In our error logs, we have quite a few occurrences of the following error:
utf-8,b'["abcdefg_worker_request_data_transfer_time_s", "abcdefg_worker_request_data_transfer_time_s_bucket"\xfd\x00\x00\x00["abcdefg_worker_request_data_transfer_time_s", "abcdefg_worker_request_data_transfer_time_s_sum", {"app_name": "tyom", "client_id": "", "deploy_name": "", "name": "',100,101,invalid start byte
with this stacktrace:
File "/tmp/tmp.bQfMmCk0ub/venv/lib/python3.10/site-packages/prometheus_client/asgi.py", line 24, in prometheus_app
status, headers, output = _bake_output(registry, accept_header, accept_encoding_header, params, disable_compression)
File "/tmp/tmp.bQfMmCk0ub/venv/lib/python3.10/site-packages/prometheus_client/exposition.py", line 104, in _bake_output
output = encoder(registry)
File "/tmp/tmp.bQfMmCk0ub/venv/lib/python3.10/site-packages/prometheus_client/openmetrics/exposition.py", line 21, in generate_latest
for metric in registry.collect():
File "/tmp/tmp.bQfMmCk0ub/venv/lib/python3.10/site-packages/prometheus_client/registry.py", line 97, in collect
yield from collector.collect()
File "/tmp/tmp.bQfMmCk0ub/venv/lib/python3.10/site-packages/prometheus_client/multiprocess.py", line 158, in collect
return self.merge(files, accumulate=True)
File "/tmp/tmp.bQfMmCk0ub/venv/lib/python3.10/site-packages/prometheus_client/multiprocess.py", line 43, in merge
metrics = MultiProcessCollector._read_metrics(files)
File "/tmp/tmp.bQfMmCk0ub/venv/lib/python3.10/site-packages/prometheus_client/multiprocess.py", line 71, in _read_metrics
for key, value, timestamp, _ in file_values:
File "/tmp/tmp.bQfMmCk0ub/venv/lib/python3.10/site-packages/prometheus_client/mmap_dict.py", line 46, in _read_all_values
yield encoded_key.decode('utf-8'), value, timestamp, pos
UnicodeDecodeError: 'utf-8' codec can't decode byte 0xfd in position 100: invalid start byte
}
To me, this looks like overlapping writes to the mmap’ed metrics files—which should not be possible due to files having pid-based filenames, and the client using a global lock.
I am trying to find out whether we are sharing metrics paths between docker images or something similar.
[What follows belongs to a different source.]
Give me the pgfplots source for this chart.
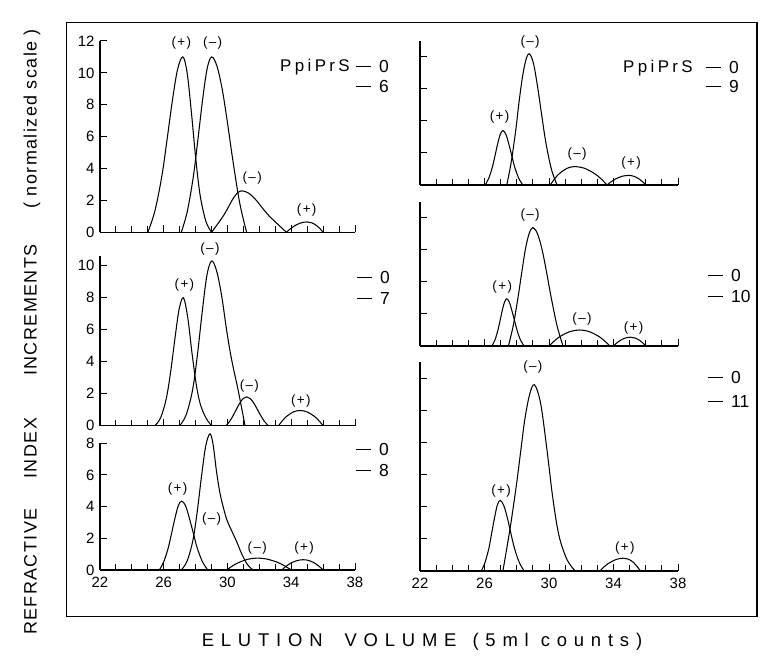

However, we only ever get the same byte sequence for the same metric, so that hypothesis seems unlikely.
Can this happen when not wiping the metrics directory on startup? What else can this cause behaviour? It seems we’re “holding it wrong”, but I cannot point my finger to where that’s happening.
Our collector app is created like this:
collector_path.mkdir(parents=True, exist_ok=True)
collector_registry = CollectorRegistry()
collector_registry.register(REGISTRY)
MultiProcessCollector(collector_registry, path=str(collector_path))
app = make_asgi_app(registry=collector_registry)